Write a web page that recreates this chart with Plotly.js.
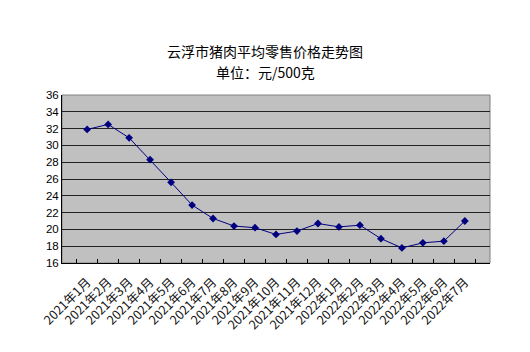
<!DOCTYPE html>
<html><head><meta charset="utf-8">
<script src="https://cdn.plot.ly/plotly-3.0.1.min.js"></script>
<style>body{margin:0;background:#fff}#c{width:530px;height:352px}</style>
</head><body><div id="c"></div>
<script>
const months = ["2021年1月","2021年2月","2021年3月","2021年4月","2021年5月","2021年6月","2021年7月","2021年8月","2021年9月","2021年10月","2021年11月","2021年12月","2022年1月","2022年2月","2022年3月","2022年4月","2022年5月","2022年6月","2022年7月"];
const prices = [31.9,32.5,30.9,28.3,25.6,22.9,21.3,20.4,20.2,19.4,19.8,20.7,20.3,20.5,18.9,17.8,18.4,18.6,21.0];
const yTicks = [16,18,20,22,24,26,28,30,32,34,36];
const titleLines = ['云浮市猪肉平均零售价格走势图', '单位：元/500克'];

Plotly.newPlot('c', [{
  x: months, y: prices, type: 'scatter', mode: 'lines+markers',
  line: {color: '#000080', width: 1},
  marker: {symbol: 'diamond', size: 6, color: '#000080'},
  hoverinfo: 'skip'
}], {
  width: 530, height: 352,
  margin: {l: 62, r: 40, t: 95, b: 89},
  paper_bgcolor: '#fff', plot_bgcolor: '#C0C0C0',
  showlegend: false,
  annotations: [
    {text: titleLines[0], xref: 'paper', yref: 'paper', x: 0.475, y: 1, yshift: 44, xanchor: 'center', yanchor: 'middle', showarrow: false,
     font: {family: 'Noto Sans CJK SC', size: 14, color: '#000'}},
    {text: titleLines[1], xref: 'paper', yref: 'paper', x: 0.475, y: 1, yshift: 23, xanchor: 'center', yanchor: 'middle', showarrow: false,
     font: {family: 'Noto Sans CJK SC', size: 14, color: '#000'}}
  ],
  xaxis: {type: 'category', tickson: 'boundaries', ticks: 'inside', ticklen: 4, tickcolor: '#000',
          showline: true, linecolor: '#000', linewidth: 1, showgrid: false, tickangle: -45,
          ticklabelstandoff: 6,
          tickfont: {family: 'Noto Sans CJK SC', size: 12.5, color: '#111'}, fixedrange: true},
  yaxis: {range: [16, 36], tickvals: yTicks, ticks: '', showline: true, linecolor: '#000', linewidth: 1,
          gridcolor: '#222', gridwidth: 1, zeroline: false,
          tickfont: {family: 'Liberation Sans, Arial', size: 11.5, color: '#000'}, fixedrange: true},
  shapes: [{type: 'rect', xref: 'paper', yref: 'paper', x0: 0, x1: 1, y0: 0, y1: 1,
            line: {color: '#808080', width: 1}, layer: 'below'}]
}, {staticPlot: true});
</script></body></html>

○ ○ ○

### EXERCISE DESCRIPTION
Write out each line again precisely as it appears, skipping every picture.

### FINAL ANSWER
Write a web page that recreates this chart with Plotly.js.
<!DOCTYPE html>
<html><head><meta charset="utf-8">
<script src="https://cdn.plot.ly/plotly-3.0.1.min.js"></script>
<style>body{margin:0;background:#fff}#c{width:530px;height:352px}</style>
</head><body><div id="c"></div>
<script>
const months = ["2021年1月","2021年2月","2021年3月","2021年4月","2021年5月","2021年6月","2021年7月","2021年8月","2021年9月","2021年10月","2021年11月","2021年12月","2022年1月","2022年2月","2022年3月","2022年4月","2022年5月","2022年6月","2022年7月"];
const prices = [31.9,32.5,30.9,28.3,25.6,22.9,21.3,20.4,20.2,19.4,19.8,20.7,20.3,20.5,18.9,17.8,18.4,18.6,21.0];
const yTicks = [16,18,20,22,24,26,28,30,32,34,36];
const titleLines = ['云浮市猪肉平均零售价格走势图', '单位：元/500克'];

Plotly.newPlot('c', [{
  x: months, y: prices, type: 'scatter', mode: 'lines+markers',
  line: {color: '#000080', width: 1},
  marker: {symbol: 'diamond', size: 6, color: '#000080'},
  hoverinfo: 'skip'
}], {
  width: 530, height: 352,
  margin: {l: 62, r: 40, t: 95, b: 89},
  paper_bgcolor: '#fff', plot_bgcolor: '#C0C0C0',
  showlegend: false,
  annotations: [
    {text: titleLines[0], xref: 'paper', yref: 'paper', x: 0.475, y: 1, yshift: 44, xanchor: 'center', yanchor: 'middle', showarrow: false,
     font: {family: 'Noto Sans CJK SC', size: 14, color: '#000'}},
    {text: titleLines[1], xref: 'paper', yref: 'paper', x: 0.475, y: 1, yshift: 23, xanchor: 'center', yanchor: 'middle', showarrow: false,
     font: {family: 'Noto Sans CJK SC', size: 14, color: '#000'}}
  ],
  xaxis: {type: 'category', tickson: 'boundaries', ticks: 'inside', ticklen: 4, tickcolor: '#000',
          showline: true, linecolor: '#000', linewidth: 1, showgrid: false, tickangle: -45,
          ticklabelstandoff: 6,
          tickfont: {family: 'Noto Sans CJK SC', size: 12.5, color: '#111'}, fixedrange: true},
  yaxis: {range: [16, 36], tickvals: yTicks, ticks: '', showline: true, linecolor: '#000', linewidth: 1,
          gridcolor: '#222', gridwidth: 1, zeroline: false,
          tickfont: {family: 'Liberation Sans, Arial', size: 11.5, color: '#000'}, fixedrange: true},
  shapes: [{type: 'rect', xref: 'paper', yref: 'paper', x0: 0, x1: 1, y0: 0, y1: 1,
            line: {color: '#808080', width: 1}, layer: 'below'}]
}, {staticPlot: true});
</script></body></html>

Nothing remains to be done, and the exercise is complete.